A heavy Yorkshire defeat seemed inevitable, only for them to make such a dramatic recovery that victory seemed possible, whereupon Searby changed tack and launched a tirade against the filthy media-box windows and "a scoreboard clearly designed by Heath Robinson". It was cup final day in Yorkshire's local leagues and news reached us of how spectators were rushing to their cars to hear one of the most memorable pieces of drink-assisted commentary in Yorkshire cricket history.
That night I drove him across country to Sussex for a championship match, under impossible orders to get to the hotel in time for last orders. He fell asleep in the dark on the M4 with a lit cigarette in his lap and had I not noticed a flame arising from his shirt, neither of us might have survived the night. He slept through the subsequent stomach pummelling.

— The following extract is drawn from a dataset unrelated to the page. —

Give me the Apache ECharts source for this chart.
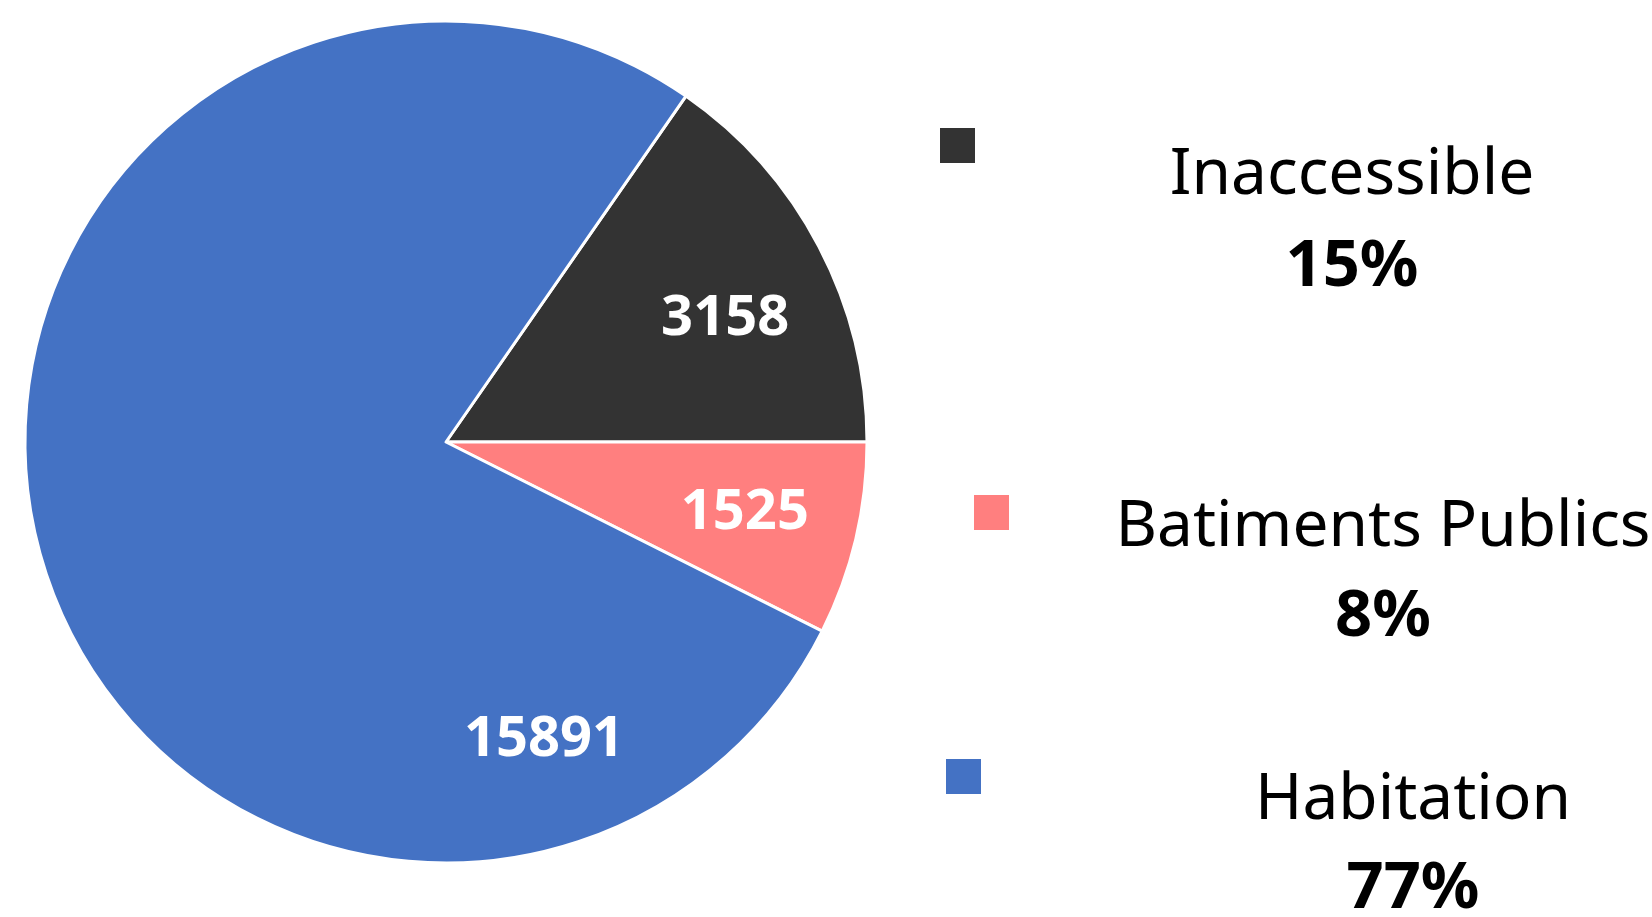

That Searby was a skilful professional journalist should be taken as read – Geoffrey Boycott employed him to ghost a book, and as the editor of his website, and Boycott is fastidious over every comma – but few players could handle the vitriol that occasionally poured from Searby's pen, his tendency to have favourites, or his unwavering belief that as a cricket journalist he had an absolute right to make trenchant judgment.
What was striking about his funeral at Dewsbury Moor Crematorium was the number of English umpires who turned out to pay their respect: the Holders, John and Vanburn, Barry Dudleston, John Hampshire, David Constant, Barrie Leadbeater, Rob Bailey and maybe a few I didn't bump into.
A clue to why came in the eulogy given by Searby's closest companion on the cricket circuit, the former Lancashire and Gloucestershire batsman David Green, a Wisden Cricketer of the Year in 1969, a batsman who believed a ball was there to be hit, an evening was there to be enjoyed and in between there was always a crossword to be done.
To Searby's mind, said Green, there was a key question to ask every cricketer: do you love the game? He resented people who took the game for granted, he hated blame shifting and he had romantic notions about how the game should be played. When it came to cricket, there was no greater idealist.
Cut open most county cricket umpires and you will find idealism writ large. By and large, they are an affable bunch, most of them up for a beer or two once the day is through with anybody, as long as you can show a deep appreciation of, and respect for, the game.
It is not hard to imagine the conversation if Searby had been propping up the bar. It would have concerned the dangerous rising trend of player dissent and the inability of the cricket authorities to take action.
Revealing off-the-record conversations is bad enough, revealing private comments made at a funeral is probably as bad as it gets. But suffice to say that India's assault upon the reputation of the Australian umpire Daryl Harper, so aggressive that Harper has chosen not to fulfil his farewell Test in Dominica, would have had an airing, as would the fact that India's new coach, Duncan Fletcher, is not averse to psychological pressure if it gains his team a decision or two.
Before too long Searby would also have been condemning the England and Wales Cricket Board for its failure to eradicate dissent in county cricket, up roughly 50% a year ago, and now at levels which umpires will tell you are worse than international cricket where behaviour is monitored by cameras, close-ups and stump mics. With the collapse of media coverage of county cricket, the stewardship of the first-class game has weakened.
Lack of respect for umpires is a lack of respect for the game. It demeans a game that has avoided the confrontational, psychological nonsense that disfigures football on a routine basis. Not to curb it will be the beginning of the end. Searby, for all his faults, would have seen that clearer than most. As he is not around to accuse the authorities of being "pusillanimous" (a favourite word — cowardly, with less chance of a libel threat), it seems right to do it for him. It is as good an epitaph as any.